Bruce is right, you have an unknown commodity. I came accross 50lbs of it as well. It was the same stuff Bruce is describing. I mixed it 50/50 with a bunch of pure lead cast ingots that were used as ballast blocks (I wish I could find more of that stuff, especially when you could have it for carrying it away).
Use some decent Rooster Red or Blue with it and it should be fine. We shot the bullets into a trap and remelted the metal several times.
That mix was very clean, no leading to speak of and very nice to cast.
 
not just old machinery

most if not all sawmills use babbit for there bandsaw guides
i spent a couple weeks as a teenager pouring and flycutting babbit bearing blocks at a sawmill i worked at.

wish i had of known that i could have used that stuff in the future as they used to replace the babbit with new alloy every couple months (100lbs or so). it would just get thrown in the steel bin...
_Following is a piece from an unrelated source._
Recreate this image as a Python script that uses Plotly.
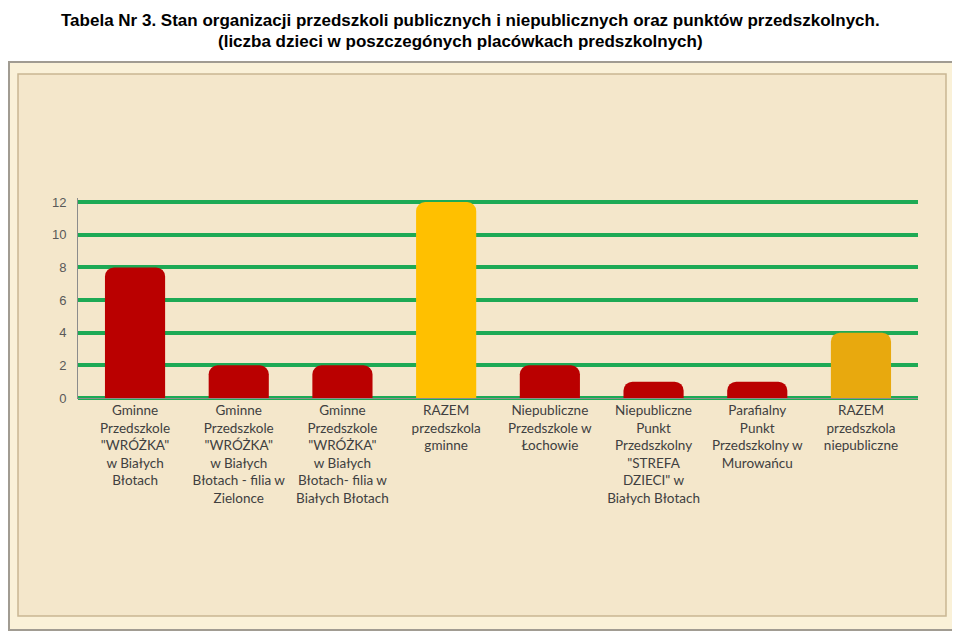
import plotly.graph_objects as go

categories = [
    'Gminne<br>Przedszkole<br>"WRÓŻKA"<br>w Białych<br>Błotach',
    'Gminne<br>Przedszkole<br>"WRÓŻKA"<br>w Białych<br>Błotach - filia w<br>Zielonce',
    'Gminne<br>Przedszkole<br>"WRÓŻKA"<br>w Białych<br>Błotach- filia w<br>Białych Błotach',
    'RAZEM<br>przedszkola<br>gminne',
    'Niepubliczne<br>Przedszkole w<br>Łochowie',
    'Niepubliczne<br>Punkt<br>Przedszkolny<br>"STREFA<br>DZIECI" w<br>Białych Błotach',
    'Parafialny<br>Punkt<br>Przedszkolny w<br>Murowańcu',
    'RAZEM<br>przedszkola<br>niepubliczne',
]
values = [8, 2, 2, 12, 2, 1, 1, 4]
bar_colors = ['#BA0000', '#BA0000', '#BA0000', '#FFC000',
              '#BA0000', '#BA0000', '#BA0000', '#E8A90E']
y_ticks = [0, 2, 4, 6, 8, 10, 12]

# page body adds an 8px margin, so the figure is sized to fit the window
OFF = 8
W, H = 960 - OFF, 635 - OFF
L, R, T, B = 70, 42, 190, 237
PW, PH = W - L - R, H - T - B


def px(x):  # screen pixel -> paper
    return (x - OFF - L) / PW


def py(y):
    return (H - B - (y - OFF)) / PH


fig = go.Figure()
fig.add_trace(go.Bar(
    x=list(range(len(categories))),
    y=values,
    width=0.58,
    marker=dict(color=bar_colors, line=dict(width=0), cornerradius=9),
    hoverinfo='y',
))

shapes = [
    dict(type='rect', xref='paper', yref='paper', layer='below',
         x0=px(9), x1=px(955), y0=py(630), y1=py(62),
         fillcolor='#FAF1D8', line=dict(color='#A19C92', width=2)),
    dict(type='rect', xref='paper', yref='paper', layer='below',
         x0=px(18), x1=px(946), y0=py(616), y1=py(74),
         fillcolor='#F4E7CB', line=dict(color='#C9B793', width=1.5)),
]

fig.update_layout(
    width=W, height=H,
    margin=dict(l=L, r=R, t=T, b=B),
    paper_bgcolor='white',
    plot_bgcolor='rgba(0,0,0,0)',
    showlegend=False,
    shapes=shapes,
    annotations=[
        dict(text='<b>Tabela Nr 3. Stan organizacji przedszkoli publicznych i niepublicznych oraz punktów przedszkolnych.</b>',
             xref='paper', yref='paper', x=px(470), y=py(9), showarrow=False,
             xanchor='center', yanchor='top',
             font=dict(family='Liberation Sans', size=17, color='black')),
        dict(text='<b>(liczba dzieci w poszczegónych placówkach predszkolnych)</b>',
             xref='paper', yref='paper', x=px(460), y=py(30), showarrow=False,
             xanchor='center', yanchor='top',
             font=dict(family='Liberation Sans', size=17, color='black')),
    ],
    xaxis=dict(
        tickmode='array', tickvals=list(range(len(categories))), ticktext=categories,
        tickangle=0, range=[-0.55, len(categories) - 0.45],
        showgrid=False, zeroline=False, showline=True, linecolor='#8C8C8C', linewidth=1,
        tickfont=dict(family='Lato', size=13.5, color='#404040'),
        ticks='',
    ),
    yaxis=dict(
        range=[0, 12.25], tickmode='array', tickvals=y_ticks,
        showgrid=True, gridcolor='#1DAA55', gridwidth=3.5,
        zeroline=True, zerolinecolor='#1DAA55', zerolinewidth=3.5,
        showline=True, linecolor='#8C8C8C', linewidth=1,
        tickfont=dict(family='Liberation Sans', size=13, color='#595959'),
        ticks='', ticklabelstandoff=8,
    ),
)

fig.write_html('out.html')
Babbit was used for bearing material in old machinery. The babbit was formulated to suit the job it was to do.
For a slow turning shaft without much weight, the babbit could be, or maby was, pure lead! Or, at most, very little hardening in it.
Your coming into a quantity, probably means you have used babbit. In that case you will have no idea of its formulation. New babbit, originally poured into, often, five pound cakes, will have a number, or some kind of marking on it, but that number or marking will also be of no use to you, unless you contact the maker of it.
I have some cakes of high speed, high pressure babbit. I sent the markings away to Canada Metal, who about sixty years ago, made it. They still had the information on hand and sent me the specifications.
Spec. grav----9.87
Pouring temperature, 750 degrees F.
Brinell, 25
Lead-------75%
Antimony---15
Tin---------10
Some really high speed and high pressure babbit, for example that used in old planers in sawmills, had nickel in it.